Luceco (LON:LUCE) - down 4% at 104.7p (£168m) - Q3 Trading Update - Graham - AMBER/GREEN
This electrical and lighting group confirms that trading is in line: expectations have already been upgraded twice in the current year. I’m more lukewarm on this than my co-writers as I find the sector too volatile, but I can also see the attractive features of this share.
Graham's Section
Metro Bank Holdings (LON:MTRO)
- Share price: 42.45p (unch.)
- Market cap: £73m
Continuing the coverage of this one from October, when the company admitted that it was considering a range of options including equity issuance, debt issuance, and asset sales.

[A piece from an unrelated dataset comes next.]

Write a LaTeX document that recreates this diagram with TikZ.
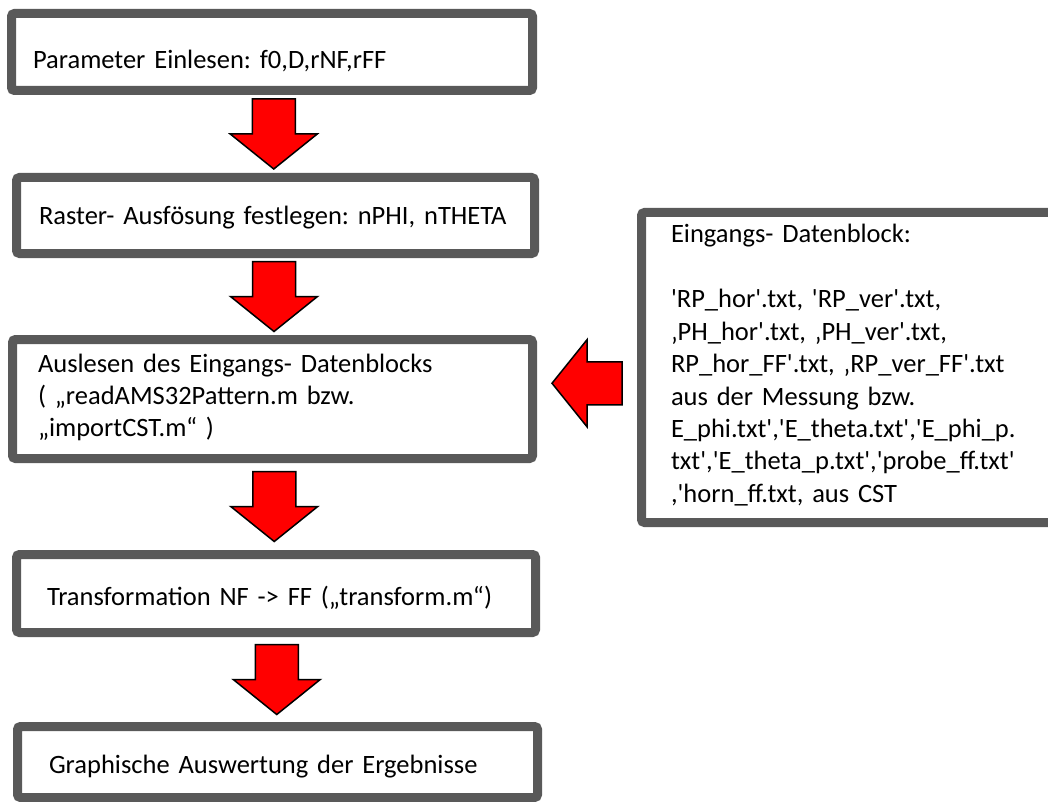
\documentclass[tikz,border=0pt]{standalone}
\usepackage{fontspec}
\newfontfamily\flowfont{Carlito}
\usetikzlibrary{calc}
\definecolor{boxgray}{HTML}{595959}
\definecolor{arrowred}{HTML}{FF0000}
\tikzset{
  stage/.style={draw=boxgray, line width=9pt, rounded corners=3pt, fill=white,
    align=left, inner ysep=0pt, font=\flowfont\fontsize{26.5}{32.4}\selectfont\frenchspacing},
  arrowfill/.style={fill=arrowred, draw=black, line width=1.5pt, line join=miter},
  bigarrow/.pic={
    \path[arrowfill] (-21.5,-35) -- (21.5,-35) -- (21.5,0) -- (43.5,0) -- (0,35)
      -- (-43.5,0) -- (-21.5,0) -- cycle;
  }
}
\begin{document}
\begin{tikzpicture}[x=1pt,y=-1pt]
\useasboundingbox (0,0) rectangle (1048,802);
\node[stage, text width=478pt, inner xsep=21.5pt, text height=55.5pt, text depth=21.5pt] (b1) at (272,52) {Parameter Einlesen: f0,D,rNF,rFF};
\node[stage, text width=473pt, inner xsep=22.5pt, text height=47.5pt, text depth=28.5pt] (b2) at (275.5,215.5) {Raster- Ausfösung festlegen: nPHI, nTHETA};
\node[stage, text width=469pt, inner xsep=25.5pt, text height=32.5pt, text depth=86.5pt] (b3) at (272.5,399) {Auslesen des Eingangs- Datenblocks\\( „readAMS32Pattern.m bzw.\\„importCST.m“ )};
\node[stage, text width=458pt, inner xsep=30.5pt, text height=50.5pt, text depth=27.5pt] (b4) at (276,593.5) {Transformation NF -> FF („transform.m“)};
\node[stage, text width=457pt, inner xsep=31.5pt, text height=46.5pt, text depth=24.5pt] (b5) at (277.5,762) {Graphische Auswertung der Ergebnisse};
\node[stage, text width=355.5pt, inner xsep=29.5pt, text height=30.5pt, text depth=279.5pt] (inp) at (848.75,367.5) {Eingangs- Datenblock:\\\mbox{}\\'RP\_hor'.txt, 'RP\_ver'.txt,\\‚PH\_hor'.txt, ‚PH\_ver'.txt,\\RP\_hor\_FF'.txt, ‚RP\_ver\_FF'.txt\\aus der Messung bzw.\\E\_phi.txt','E\_theta.txt','E\_phi\_p.\\txt','E\_theta\_p.txt','probe\_ff.txt'\\,'horn\_ff.txt, aus CST};
\pic at ($(b1.south)!.5!(b2.north)$) {bigarrow};
\pic at ($(b2.south)!.5!(b3.north)$) {bigarrow};
\pic at ($(b3.south)!.5!(b4.north)$) {bigarrow};
\pic at ($(b4.south)!.5!(b5.north)$) {bigarrow};
\pic[rotate=-90] at ($(b3.east)!.5!(inp.west)$) {bigarrow};
\end{tikzpicture}
\end{document}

Shortly afterwards, it announced a capital package worth £325m: £150m of new equity and £175m of risky debt (“MREL”) paying 12%. On top of that, it would refinance £600m of existing debt.
As far as the equity was concerned, £150m was to be raised at 30p per share (the share price was 37p on the day the company responded to press speculation).
The equity raise hasn’t gone through yet, so the share count remains at 172 million.
When it happens, it will result in the creation of an additional 500 million shares. That's a dilution of about 300%.
However, the share price in early October was already pricing in lots of bad news for the existing equity, and the proposed 30p fundraising price is not nearly as bad as it might have been.
Indeed, the share price is currently higher than it was when I covered the company in early October, before the fundraising was announced.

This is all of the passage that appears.